Fabio Bartoli ha onorato la professione giornalistica con grande impegno, intelligenza e saggezza. Una solida formazione alla BBC, poi una carriera all’Agenzia Ansa, passando attraverso incarichi prestigiosi: capo della cultura, capo del politico parlamentare, segretario di redazione. Ma è stato il teatro a rappresentare una costante della sua personalità, generosa come sanno esserlo solo i veri creativi. Colleghi nella redazione per l’estero del palazzo di via della Dataria, eravamo diventati amici inseparabili, frequentatori dei teatri trasteverini alla fine degli anni 70, quando regnava a Roma Renato Nicolini e trionfava la sua Estate che per la nostra generazione è stata una specie di categoria dello spirito.
Per me è stato un divertimento emozionante incontrare i protagonisti dell’avanguardia teatrale (da Remondi e Caporossi, a Giancarlo Nanni a Giuliano Vasilikò, e a tanti altri), per lui era invece un momento di crescita verso ciò che dà sapore all’esistenza, com’è la rappresentazione della realtà sulla scena. Cominciò con una proposta operativa il nostro comune rapporto con il teatro, un’idea uscita dal Pozzo di Claudio Remondi e Riccardo Caporossi, la prima pièce alla quale assistemmo al teatro in Trastevere. Da pochi mesi avevo fondato con alcuni amici la Casa Usher, l’editrice che voleva cavalcare l’ondata di vitalità dello spettacolo come cultura (da non confondersi con il suo contrario, ora purtroppo predominante, della cultura come spettacolo), e non ci volle grande fantasia per pensare a un volume sul teatro di avanguardia che fioriva nelle cantine romane, cominciando proprio da quei due singolari personaggi che hanno lasciato un’impronta forte e duratura nella cultura italiana.

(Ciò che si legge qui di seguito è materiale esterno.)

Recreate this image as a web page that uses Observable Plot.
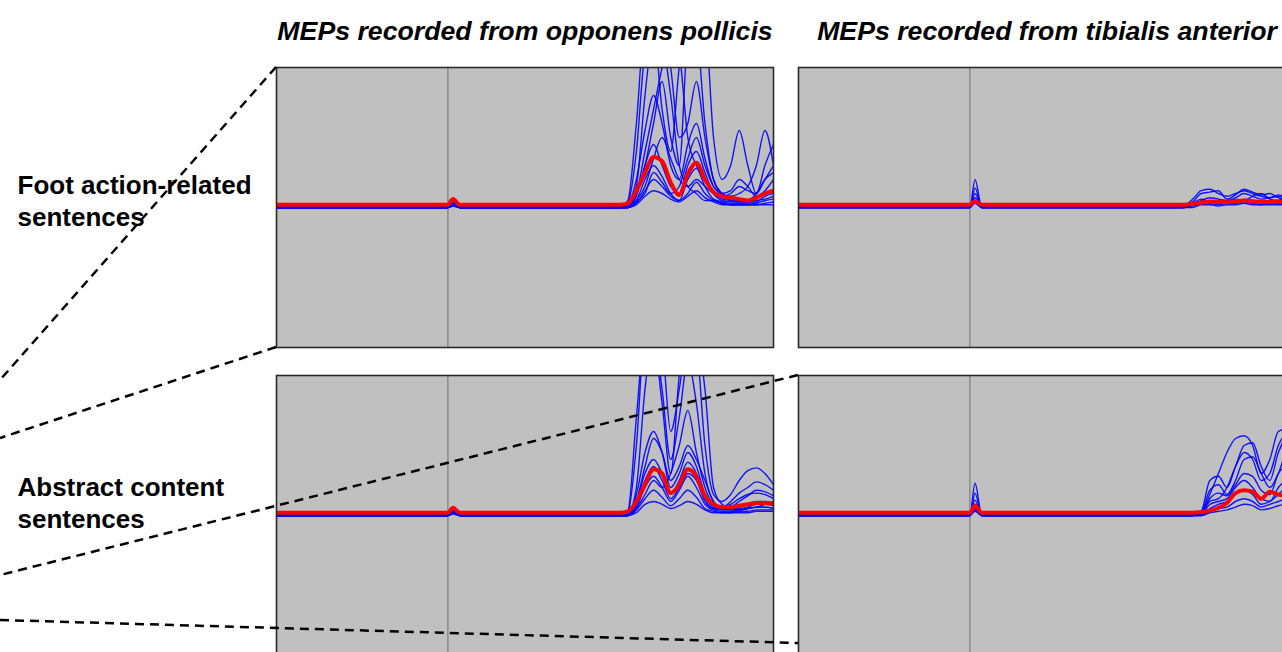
<!DOCTYPE html>
<html><head><meta charset="utf-8">
<script src="https://cdn.jsdelivr.net/npm/d3@7"></script>
<script src="https://cdn.jsdelivr.net/npm/@observablehq/plot@0.6"></script>
<style>html,body{margin:0;padding:0;background:#fff;overflow:hidden}</style>
</head><body><div id="chart"></div>
<script>
// ---- data ----
const muscles = ["MEPs recorded from opponens pollicis", "MEPs recorded from tibialis anterior"];
const rows = ["Foot action-related\nsentences", "Abstract content\nsentences"];
// time (ms) relative to stimulus; baseline + artifact samples, then response samples
const preTimes = [-20, 0, 0.6, 1.4];
const respTimes = [20, 21, 22, 23, 24, 25, 26, 27, 28, 29, 30, 31, 32, 33, 34, 35, 36, 37, 38];
// each trace: [artifact peak, ...values at respTimes]
const opFootBlue = [
  [0.03, 0,0.05,0.6,1.3,1.3,1.2,0.8,0.3,0.15,0.1,0.05,0.05,0.03,0.02,0.02,0.02,0.02,0.02,0.02],
  [0.02, 0,0.03,0.4,1.1,1.25,0.7,0.4,1.0,1.3,1.25,0.6,0.2,0.1,0.05,0.05,0.05,0.08,0.1,0.12],
  [0.04, 0,0,0.1,0.3,0.6,0.9,0.5,0.3,1.2,1.3,1.3,0.5,0.2,0.3,0.55,0.3,0.1,0.2,0.3],
  [0.02, 0,0,0.15,0.8,1.25,1.3,1.0,0.5,0.6,0.9,0.5,0.2,0.1,0.08,0.1,0.15,0.3,0.55,0.3],
  [0.03, 0,0.02,0.2,0.55,0.8,0.6,0.3,0.2,0.45,0.6,0.35,0.15,0.1,0.06,0.05,0.05,0.1,0.2,0.25],
  [0.02, 0,0,0.08,0.3,0.45,0.3,0.15,0.1,0.3,0.4,0.25,0.1,0.05,0.04,0.04,0.04,0.06,0.1,0.12],
  [0.01, 0,0,0.05,0.2,0.3,0.22,0.1,0.05,0.2,0.28,0.15,0.06,0.04,0.03,0.03,0.03,0.04,0.08,0.1],
  [0.02, 0,0,0.03,0.12,0.2,0.15,0.08,0.05,0.1,0.18,0.1,0.05,0.03,0.02,0.02,0.02,0.03,0.05,0.06],
  [0.03, 0,0.01,0.1,0.4,0.7,1.0,1.25,1.1,0.5,0.3,0.2,0.1,0.06,0.05,0.04,0.04,0.05,0.06,0.08],
  [0.01, 0,0,0.02,0.08,0.12,0.1,0.06,0.04,0.08,0.12,0.07,0.04,0.02,0.02,0.02,0.02,0.02,0.03,0.04],
  [0.02, 0,0,0.05,0.15,0.35,0.5,0.35,0.2,0.15,0.2,0.15,0.1,0.08,0.1,0.15,0.12,0.1,0.3,0.45],
  [0.03, 0,0,0.04,0.1,0.25,0.18,0.1,0.15,0.35,0.5,0.3,0.15,0.1,0.12,0.2,0.15,0.08,0.12,0.2]
];
const opFootRed = [0.06, 0.02,0.03,0.12,0.25,0.36,0.33,0.18,0.09,0.24,0.32,0.2,0.11,0.08,0.07,0.06,0.05,0.07,0.1,0.12];

const taFootBlue = [
  [0.2, 0,0,0,0,0,0.01,0.06,0.12,0.13,0.1,0.08,0.1,0.12,0.1,0.08,0.07,0.08,0.06,0.05],
  [0.14, 0,0,0,0,0,0,0.04,0.1,0.11,0.12,0.06,0.09,0.13,0.11,0.09,0.1,0.07,0.05,0.06],
  [0.1, 0,0,0,0,0,0,0.02,0.05,0.07,0.06,0.05,0.07,0.1,0.08,0.06,0.07,0.09,0.07,0.05],
  [0.07, 0,0,0,0,0,0,0.03,0.06,0.04,0.05,0.04,0.06,0.05,0.08,0.1,0.06,0.05,0.08,0.04],
  [0.05, 0,0,0,0,0,0,0.01,0.03,0.05,0.04,0.03,0.04,0.06,0.05,0.04,0.03,0.05,0.04,0.03],
  [0.04, 0,0,0,0,0,0,0.02,0.04,0.03,0.02,0.03,0.03,0.04,0.03,0.02,0.03,0.03,0.02,0.02],
  [0.03, 0,0,0,0,0,0,0,0.02,0.02,0.01,0.02,0.02,0.03,0.02,0.02,0.02,0.02,0.02,0.01]
];
const taFootRed = [0.045, 0.02,0.02,0.02,0.02,0.02,0.02,0.025,0.035,0.042,0.04,0.038,0.045,0.05,0.045,0.04,0.04,0.042,0.038,0.035];

const opAbsBlue = [
  [0.04, 0,0.02,0.5,1.3,1.3,1.2,0.6,0.9,1.3,1.3,0.9,0.2,0.08,0.05,0.04,0.05,0.06,0.08,0.1],
  [0.03, 0,0.03,0.7,1.3,1.25,0.8,0.3,1.0,1.3,1.2,0.5,0.15,0.1,0.15,0.25,0.32,0.34,0.3,0.22],
  [0.05, 0,0.01,0.2,0.9,1.3,0.9,0.4,0.7,1.1,0.8,0.3,0.1,0.06,0.1,0.16,0.2,0.24,0.22,0.18],
  [0.03, 0,0,0.15,0.45,0.6,0.45,0.2,0.3,0.45,0.35,0.15,0.06,0.05,0.06,0.1,0.14,0.18,0.17,0.14],
  [0.02, 0,0,0.1,0.3,0.4,0.3,0.15,0.25,0.38,0.3,0.12,0.05,0.04,0.05,0.06,0.08,0.1,0.1,0.09],
  [0.03, 0,0,0.06,0.2,0.28,0.2,0.1,0.18,0.28,0.2,0.08,0.04,0.03,0.03,0.04,0.05,0.06,0.06,0.05],
  [0.02, 0,0,0.04,0.12,0.18,0.13,0.07,0.12,0.18,0.13,0.05,0.03,0.02,0.02,0.03,0.03,0.04,0.04,0.04],
  [0.01, 0,0,0.02,0.08,0.1,0.08,0.05,0.07,0.1,0.08,0.04,0.02,0.02,0.02,0.02,0.02,0.03,0.03,0.03],
  [0.03, 0,0,0.1,0.35,0.55,0.45,0.25,0.35,0.5,0.4,0.25,0.1,0.05,0.05,0.05,0.06,0.08,0.08,0.07],
  [0.02, 0,0,0.05,0.15,0.25,0.2,0.3,0.5,0.75,0.45,0.2,0.08,0.05,0.04,0.04,0.05,0.06,0.06,0.05],
  [0.04, 0,0,0.08,0.25,0.35,0.25,0.12,0.2,0.3,0.25,0.1,0.05,0.06,0.08,0.12,0.15,0.16,0.15,0.12]
];
const opAbsRed = [0.055, 0.02,0.03,0.1,0.22,0.33,0.3,0.16,0.22,0.33,0.28,0.14,0.08,0.06,0.06,0.07,0.08,0.09,0.09,0.085];

const taAbsBlue = [
  [0.23, 0,0,0,0,0,0,0,0.02,0.15,0.3,0.45,0.55,0.57,0.5,0.3,0.4,0.6,0.62,0.5],
  [0.16, 0,0,0,0,0,0,0,0.03,0.25,0.28,0.2,0.35,0.5,0.52,0.35,0.25,0.45,0.55,0.45],
  [0.11, 0,0,0,0,0,0,0,0.02,0.18,0.22,0.15,0.25,0.4,0.42,0.3,0.2,0.3,0.45,0.4],
  [0.08, 0,0,0,0,0,0,0,0.01,0.12,0.16,0.14,0.22,0.3,0.28,0.18,0.15,0.3,0.35,0.3],
  [0.06, 0,0,0,0,0,0,0,0.01,0.08,0.1,0.12,0.2,0.25,0.2,0.12,0.1,0.2,0.25,0.2],
  [0.05, 0,0,0,0,0,0,0,0,0.05,0.08,0.1,0.15,0.18,0.15,0.08,0.1,0.15,0.2,0.16],
  [0.04, 0,0,0,0,0,0,0,0,0.03,0.05,0.06,0.1,0.12,0.1,0.06,0.08,0.1,0.12,0.1],
  [0.03, 0,0,0,0,0,0,0,0,0.02,0.03,0.04,0.06,0.08,0.07,0.04,0.05,0.07,0.08,0.07],
  [0.05, 0,0,0,0,0,0,0,0.02,0.1,0.12,0.2,0.35,0.45,0.4,0.25,0.3,0.5,0.58,0.4]
];
const taAbsRed = [0.07, 0.02,0.02,0.02,0.02,0.02,0.02,0.02,0.025,0.035,0.055,0.09,0.16,0.18,0.17,0.12,0.17,0.15,0.14,0.13];

// ---- build tables ----
const panels = [
  {muscle: muscles[0], row: rows[0], blue: opFootBlue, red: opFootRed},
  {muscle: muscles[1], row: rows[0], blue: taFootBlue, red: taFootRed},
  {muscle: muscles[0], row: rows[1], blue: opAbsBlue, red: opAbsRed},
  {muscle: muscles[1], row: rows[1], blue: taAbsBlue, red: taAbsRed}
];
function toPoints(values, muscle, row, id) {
  const [art, ...resp] = values;
  const base = resp[0];
  const pre = [base, base, art, base];
  return [
    ...preTimes.map((t, i) => ({t, v: pre[i], muscle, row, id})),
    ...respTimes.map((t, i) => ({t, v: resp[i], muscle, row, id}))
  ];
}
const blueData = [], redData = [];
panels.forEach((p, pi) => {
  p.blue.forEach((tr, k) => blueData.push(...toPoints(tr, p.muscle, p.row, `b${pi}-${k}`)));
  redData.push(...toPoints(p.red, p.muscle, p.row, `r${pi}`));
});

const font = "'Liberation Sans', Arial, Helvetica, sans-serif";
const plot = Plot.plot({
  width: 1282, height: 652,
  marginTop: 66, marginLeft: 276, marginRight: -13, marginBottom: -4,
  style: {fontFamily: font, background: "#ffffff", color: "#000"},
  fx: {domain: muscles, paddingInner: 0.0479, paddingOuter: 0, axis: null, label: null},
  fy: {domain: rows, paddingInner: 0.0906, paddingOuter: 0, axis: null, label: null},
  x: {domain: [-20, 38], axis: null},
  y: {domain: [-1, 1], axis: null},
  marks: [
    Plot.frame({fill: "#c0c0c0"}),
    Plot.ruleX([0], {stroke: "#8e8e8e", strokeWidth: 1.6}),
    Plot.line(blueData, {x: "t", y: "v", z: "id", fx: "muscle", fy: "row", stroke: "#0000ff",
      strokeWidth: 1.4, strokeOpacity: 0.9, curve: "monotone-x", clip: true}),
    Plot.line(redData, {x: "t", y: "v", z: "id", fx: "muscle", fy: "row", stroke: "#ff0000",
      strokeWidth: 4, curve: "monotone-x", clip: true}),
    Plot.frame({stroke: "#2a2a2a", strokeWidth: 1.6}),
    Plot.axisFx({anchor: "top", tickSize: 0, tickPadding: 28, fontSize: 26.7, fontWeight: "bold",
      fontStyle: "italic", fill: "#000", label: null}),
    Plot.text([rows[0]], {fx: () => muscles[0], fy: d => d, text: d => d, frameAnchor: "left",
      textAnchor: "start", dx: -259, dy: -8, lineHeight: 1.23, fontSize: 26, fontWeight: "bold", fill: "#000"}),
    Plot.text([rows[1]], {fx: () => muscles[0], fy: d => d, text: d => d, frameAnchor: "left",
      textAnchor: "start", dx: -259, dy: -14, lineHeight: 1.23, fontSize: 26, fontWeight: "bold", fill: "#000"})
  ]
});
document.getElementById("chart").appendChild(plot);

// ---- zoom-guide dashed lines, anchored to the panel corners from the facet scales ----
function band(s, v) {
  if (typeof s.apply === "function" && s.bandwidth != null) {
    const a = s.apply(v); return [a, a + s.bandwidth];
  }
  const b = d3.scaleBand(s.domain, s.range)
    .paddingInner(s.paddingInner ?? s.padding ?? 0)
    .paddingOuter(s.paddingOuter ?? 0)
    .align(s.align ?? 0.5);
  return [b(v), b(v) + b.bandwidth()];
}
const fxS = plot.scale("fx"), fyS = plot.scale("fy");
const [leftX0] = band(fxS, muscles[0]);
const [rightX0] = band(fxS, muscles[1]);
const [topY0, topY1] = band(fyS, rows[0]);
const [botY0] = band(fyS, rows[1]);
const guides = [
  [leftX0, topY0, 0, 380],
  [leftX0, topY1, 0, 438],
  [rightX0, botY0, 0, 575],
  [0, 620, rightX0, 643]
];
d3.select(plot).append("g")
  .attr("stroke", "#000").attr("stroke-width", 2.5).attr("stroke-dasharray", "9,6").attr("fill", "none")
  .selectAll("line").data(guides).join("line")
  .attr("x1", d => d[0]).attr("y1", d => d[1]).attr("x2", d => d[2]).attr("y2", d => d[3]);
</script></body></html>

Subito dopo la pubblicazione del libro che portava il titolo, Branco, di una delle opere della coppia, me ne andai in Germania inseguendo sogni professionali alternativi, mentre Fabio continuava il suo percorso romano, coltivando la passione alla quale riuscì ad accostarsi ancora di più grazie all’incarico di responsabile della cultura e degli spettacoli dell’Agenzia. Non abbiamo mai interrotto la nostra collaborazione: ci sono contributi reciproci, quanto meno di idee e di suggerimenti, in diversi momenti della rispettiva attività professionale.
Periodicamente la posta mi riservava i suoi testi teatrali che mi inviava per chiedere un giudizio che fosse il più sincero possibile. Fra questi, Il Messaggero del Re, al quale aveva lavorato a lungo e con una continua opera di ritocco e correzione. Grazie a Laura Croce e ai giovani della compagnia del Teatro Everest, questo lavoro viene messo in scena, non solo con la passione che il gruppo mostra in tutte le sue produzioni, ma anche con quella di tutti noi che abbiamo trovato un’occasione unica e straordinaria per ricordare un grande amico.